Mr Allwright: Yes, I think the industry can. This was a thought piece entitled Could Wind Propulsion Deployment Fund the Full Decarbonisation of Shipping? It adopted some conservative assumptions on fuel price, no increase this decade and then a 35 per cent increase each decade after that as carbon levies are introduced and higher cost alternatives enter the mix. It assumed that wind propulsion would be rolled out substantially this decade, securing 20 per cent reductions in fuel and emissions across the fleet in the 2030s with some adjustments in speed and routing. Even using these conservative assumptions, this calculation would yield around $1 trillion in savings by 2050 with a price tag of roughly $300 billion, and also decrease the total cost of roll out by a margin of 10-20 per cent. The total cost for decarbonisation has been estimated by UMAS and ETC at roughly $1 trillion to reach IMO2050, and $1.4-1.9 trillion for full decarbonisation, taking a fuel heavy approach, thus wind could in theory pick up the tab. This scenario is of course predicated on a decision to adopt wind propulsion systems at scale this decade, involving extensive retrofitting of the existing fleet and newbuilds being wind optimised as they enter the fleet.

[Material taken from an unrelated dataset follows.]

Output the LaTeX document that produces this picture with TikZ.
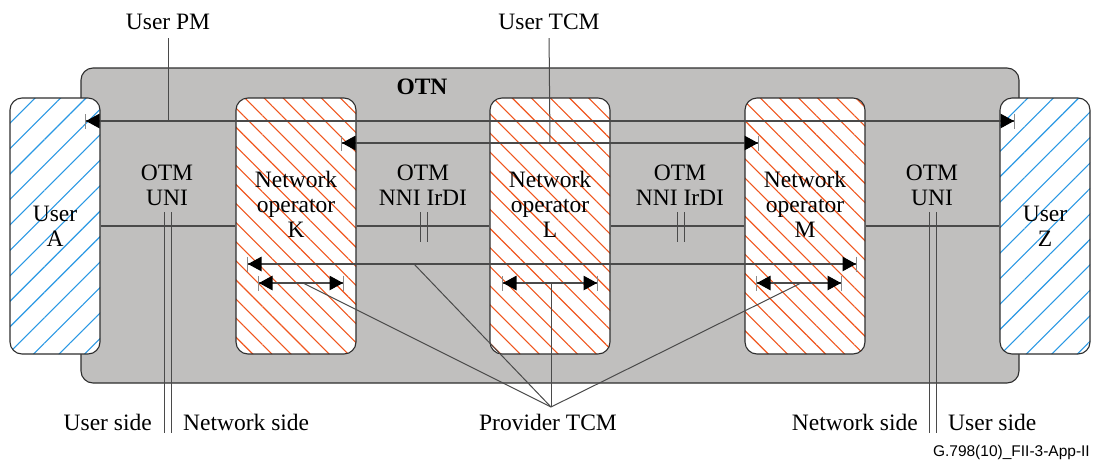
\documentclass[tikz,border=0pt]{standalone}
\usepackage{fontspec}
\setmainfont{Liberation Serif}
\setsansfont{Liberation Sans}
\usetikzlibrary{arrows.meta, patterns.meta, positioning}
\definecolor{otngray}{HTML}{C0BFBE}
\definecolor{userblue}{HTML}{2A98E4}
\definecolor{opred}{HTML}{F0561E}
\definecolor{linegray}{HTML}{4A4A4A}
\definecolor{edgegray}{HTML}{2E2E2E}
\definecolor{bargray}{HTML}{8A8A8A}
\tikzset{
  % dominio OTN
  otnbox/.style={draw=edgegray, line width=1.1pt, fill=otngray, rounded corners=12pt},
  % utente (tratteggio blu)
  userbox/.style={draw=edgegray, line width=1.1pt, rounded corners=12pt, inner sep=0pt,
    minimum width=90pt, minimum height=256pt, preaction={fill=white},
    pattern={Lines[angle=45, distance=18pt, line width=1.1pt]}, pattern color=userblue},
  % operatore di rete (tratteggio arancio)
  opbox/.style={draw=edgegray, line width=1.1pt, rounded corners=12pt, inner sep=0pt,
    minimum width=120pt, minimum height=256pt, preaction={fill=white},
    pattern={Lines[angle=-45, distance=13.5pt, line width=1.1pt]}, pattern color=opred},
  % testi
  lbl/.style={font=\fontsize{23.5}{25}\selectfont, align=center, inner sep=0pt},
  % collegamenti
  conn/.style={draw=linegray, line width=1.1pt},
  leader/.style={draw=linegray, line width=1pt},
  % frecce PM / TCM
  tcm/.style={conn,
    {Bar[width=15pt, line width=1pt, color=bargray]Triangle[length=13.5pt, width=14.5pt, color=black, fill=black]}-{Triangle[length=13.5pt, width=14.5pt, color=black, fill=black]Bar[width=15pt, line width=1pt, color=bargray]}},
}
\begin{document}
\begin{tikzpicture}[x=1pt, y=-1pt]
  \useasboundingbox (0,0) rectangle (1101,464);
  % dominio OTN
  \node[otnbox, minimum width=938pt, minimum height=315pt] (otn) at (550,225.5) {};
  \node[lbl, font=\fontsize{23.5}{25}\selectfont\bfseries] (otnlbl) at (422,87) {OTN};
  % utenti e operatori
  \node[userbox] (A) at (55,226) {};
  \node[opbox] (K) at (296,226) {};
  \node[opbox] (L) at (550,226) {};
  \node[opbox] (M) at (805,226) {};
  \node[userbox] (Z) at (1045,226) {};
  \node[lbl] (Atxt) at (A.center) {User\\A};
  \node[lbl] (Ktxt) at ([yshift=22pt]K.center) {Network\\operator\\K};
  \node[lbl] (Ltxt) at ([yshift=22pt]L.center) {Network\\operator\\L};
  \node[lbl] (Mtxt) at ([yshift=22pt]M.center) {Network\\operator\\M};
  \node[lbl] (Ztxt) at (Z.center) {User\\Z};
  % interfacce
  \node[lbl] (uniA) at (167,185) {OTM\\UNI};
  \node[lbl] (nniKL) at (423,185) {OTM\\NNI IrDI};
  \node[lbl] (nniLM) at (680,185) {OTM\\NNI IrDI};
  \node[lbl] (uniZ) at (932,185) {OTM\\UNI};
  % collegamento tra i domini
  \draw[conn] (A) -- (K);
  \draw[conn] (K) -- (L);
  \draw[conn] (L) -- (M);
  \draw[conn] (M) -- (Z);
  \draw[leader] (420,212) -- (420,242) (427,212) -- (427,242);
  \draw[leader] (677,212) -- (677,242) (684,212) -- (684,242);
  \draw[leader] (164,212) -- (164,433) (171,212) -- (171,433);
  \draw[leader] (929,212) -- (929,433) (936,212) -- (936,433);
  % lato utente / lato rete
  \node[lbl, anchor=east] (usA) at (152,422) {User side};
  \node[lbl, anchor=west] (nsA) at (183,422) {Network side};
  \node[lbl, anchor=east] (nsZ) at (918,422) {Network side};
  \node[lbl, anchor=west] (usZ) at (948,422) {User side};
  % User PM
  \node[lbl] (upm) at (168,22) {User PM};
  \coordinate (pmL) at (85,121);
  \coordinate (pmR) at (1015,121);
  \coordinate (pmT) at (168,121);
  \draw[tcm] (pmL) -- (pmR);
  \draw[leader, shorten <=8pt] (upm.south) -- (pmT);
  % User TCM
  \node[lbl] (utcm) at (549,22) {User TCM};
  \coordinate (utL) at (341,143);
  \coordinate (utR) at (759,143);
  \coordinate (utT) at (550,143);
  \draw[tcm] (utL) -- (utR);
  \draw[leader, shorten <=8pt] (utcm.south) -- (utT);
  % Provider TCM
  \draw[tcm] (247,264) coordinate (ptL) -- (857,264) coordinate (ptR);
  \draw[tcm] (258,283) coordinate (kL) -- (344,283) coordinate (kR);
  \draw[tcm] (502,283) coordinate (lL) -- (598,283) coordinate (lR);
  \draw[tcm] (756,283) coordinate (mL) -- (842,283) coordinate (mR);
  \node[lbl] (ptcm) at (548,422) {Provider TCM};
  \coordinate (pconv) at (551,407);
  \coordinate (pK) at (303,283);
  \coordinate (pLong) at (414,264);
  \coordinate (pL) at (551,283);
  \coordinate (pM) at (801,283);
  \draw[leader] (pK) -- (pconv);
  \draw[leader] (pLong) -- (pconv);
  \draw[leader] (pL) -- (pconv);
  \draw[leader] (pM) -- (pconv);
  % codice figura
  \node[font=\sffamily\fontsize{15.5}{17}\selectfont, anchor=east, inner sep=0pt] (figid) at (1090,452) {G.798(10)\_FII-3-App-II};
\end{tikzpicture}
\end{document}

Now that brings us to the most recent development, the Open letter released by IWSA a few days ago. This letter calls on industry decision makers to adopt a level-playing field for all energy sources and go beyond the current narrow ‘fuel-centric’ approach. Why now? and How do you propose to make this happen?

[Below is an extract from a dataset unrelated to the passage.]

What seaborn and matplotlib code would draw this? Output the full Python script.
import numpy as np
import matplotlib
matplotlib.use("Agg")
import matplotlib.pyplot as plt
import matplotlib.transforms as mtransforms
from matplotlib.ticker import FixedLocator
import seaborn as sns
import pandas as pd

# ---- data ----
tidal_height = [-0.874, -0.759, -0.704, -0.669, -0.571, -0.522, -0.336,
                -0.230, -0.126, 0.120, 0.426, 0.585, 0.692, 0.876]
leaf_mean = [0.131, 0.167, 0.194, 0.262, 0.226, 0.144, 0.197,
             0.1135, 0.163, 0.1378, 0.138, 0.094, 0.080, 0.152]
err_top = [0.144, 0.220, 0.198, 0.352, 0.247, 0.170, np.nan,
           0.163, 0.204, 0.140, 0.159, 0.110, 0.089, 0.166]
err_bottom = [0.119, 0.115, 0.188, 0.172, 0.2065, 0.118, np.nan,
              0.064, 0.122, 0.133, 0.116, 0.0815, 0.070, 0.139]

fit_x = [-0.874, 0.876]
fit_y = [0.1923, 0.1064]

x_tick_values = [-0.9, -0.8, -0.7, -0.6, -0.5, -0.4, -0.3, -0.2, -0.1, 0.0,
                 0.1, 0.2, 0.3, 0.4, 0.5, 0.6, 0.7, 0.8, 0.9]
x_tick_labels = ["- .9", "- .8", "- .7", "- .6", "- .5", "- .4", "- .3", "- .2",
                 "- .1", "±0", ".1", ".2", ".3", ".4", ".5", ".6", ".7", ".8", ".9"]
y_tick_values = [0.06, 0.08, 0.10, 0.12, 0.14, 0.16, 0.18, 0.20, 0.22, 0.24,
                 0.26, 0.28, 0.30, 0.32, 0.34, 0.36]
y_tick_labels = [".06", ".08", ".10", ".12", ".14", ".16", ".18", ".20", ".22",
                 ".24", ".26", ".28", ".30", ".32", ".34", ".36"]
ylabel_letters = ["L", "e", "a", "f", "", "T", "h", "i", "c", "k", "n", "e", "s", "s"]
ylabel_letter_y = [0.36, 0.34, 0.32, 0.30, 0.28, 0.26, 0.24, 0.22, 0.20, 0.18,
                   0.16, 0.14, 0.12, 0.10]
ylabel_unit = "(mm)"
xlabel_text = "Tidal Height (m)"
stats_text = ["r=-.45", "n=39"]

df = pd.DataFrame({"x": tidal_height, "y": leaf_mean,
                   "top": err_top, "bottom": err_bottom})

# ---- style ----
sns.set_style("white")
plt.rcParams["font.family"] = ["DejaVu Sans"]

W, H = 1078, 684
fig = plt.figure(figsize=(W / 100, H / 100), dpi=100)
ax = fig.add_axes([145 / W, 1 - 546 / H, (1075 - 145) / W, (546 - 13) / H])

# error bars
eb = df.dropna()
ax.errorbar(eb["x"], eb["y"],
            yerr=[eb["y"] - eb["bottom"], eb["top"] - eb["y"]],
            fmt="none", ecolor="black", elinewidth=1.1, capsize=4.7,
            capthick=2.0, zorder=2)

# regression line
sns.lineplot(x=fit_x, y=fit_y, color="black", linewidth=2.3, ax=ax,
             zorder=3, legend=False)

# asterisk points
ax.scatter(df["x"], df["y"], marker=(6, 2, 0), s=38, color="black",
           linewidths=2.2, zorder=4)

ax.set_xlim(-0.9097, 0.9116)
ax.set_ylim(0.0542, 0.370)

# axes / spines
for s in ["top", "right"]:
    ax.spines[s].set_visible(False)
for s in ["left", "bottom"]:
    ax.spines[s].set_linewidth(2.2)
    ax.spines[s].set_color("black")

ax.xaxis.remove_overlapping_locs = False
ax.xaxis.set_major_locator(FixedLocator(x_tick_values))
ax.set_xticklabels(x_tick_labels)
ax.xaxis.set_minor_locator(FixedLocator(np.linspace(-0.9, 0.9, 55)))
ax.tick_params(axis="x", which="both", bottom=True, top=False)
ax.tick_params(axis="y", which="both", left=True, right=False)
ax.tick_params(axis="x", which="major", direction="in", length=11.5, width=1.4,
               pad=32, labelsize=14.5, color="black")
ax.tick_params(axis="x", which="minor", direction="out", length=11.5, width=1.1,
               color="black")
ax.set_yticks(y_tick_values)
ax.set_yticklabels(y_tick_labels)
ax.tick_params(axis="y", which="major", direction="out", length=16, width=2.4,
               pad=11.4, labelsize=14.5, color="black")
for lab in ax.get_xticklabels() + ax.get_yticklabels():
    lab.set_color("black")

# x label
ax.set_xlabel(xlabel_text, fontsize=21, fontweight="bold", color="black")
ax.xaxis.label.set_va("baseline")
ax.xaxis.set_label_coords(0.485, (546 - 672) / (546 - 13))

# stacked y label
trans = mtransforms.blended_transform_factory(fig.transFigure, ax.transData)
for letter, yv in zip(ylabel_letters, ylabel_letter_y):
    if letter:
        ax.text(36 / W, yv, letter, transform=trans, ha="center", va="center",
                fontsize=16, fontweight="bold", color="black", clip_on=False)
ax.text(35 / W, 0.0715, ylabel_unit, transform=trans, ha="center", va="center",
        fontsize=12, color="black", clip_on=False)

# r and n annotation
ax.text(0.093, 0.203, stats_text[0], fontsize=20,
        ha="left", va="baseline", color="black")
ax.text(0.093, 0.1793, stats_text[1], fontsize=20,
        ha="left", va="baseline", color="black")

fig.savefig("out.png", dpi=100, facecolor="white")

Mr Allwright: Firstly, I would like to make the point that the Open Letter is signed by 97 maritime companies from large shipowners through to small technology developers. Admittedly this is a big ask, however our industry is embarking on an unprecedented transition far greater in scale that the first wind to fossil fuel transition, and in a far shorter period, meaning at least 50 per cent decarbonisation within the lifespan of a vessel launched today.
That means that we need to use all the tools in the energy toolbox and these need to be assessed side-by-side in a transparent way, taking in the full lifecycle and all external impacts and costs. Currently wind propulsion is under-represented in those assessments and thus we are calling for wind to be fully integrated into all industry reports and decarbonisation pathways going forward. We are calling for a multi-stakeholder working group to be established to ensure we fully understand the potential of wind propulsion and ensure that all policy and other regulations recognise wind as direct energy source.
The challenges facing the industry mean we need to make sure decision making is based on clear definitions, credible data and standardized assessment criteria and that is currently not the case. Thus, the letter goes onto to call for a strategic review of our decarbonisation efforts we are all pulling in the same direction. A review of this kind doesn’t need to slow down the market development but run parallel, but it will ensure that we fully appreciate what a hybrid approach to decarbonisation means, and hopefully we can avoid any dead-ends or stranded assets in the future.
We stand ready to work with all stakeholders across the shipping spectrum to put these initiatives into action, and which will be able to draw on a lot of fantastic work already underway in silos across the industry, just in a more collective, transparent and urgent manner.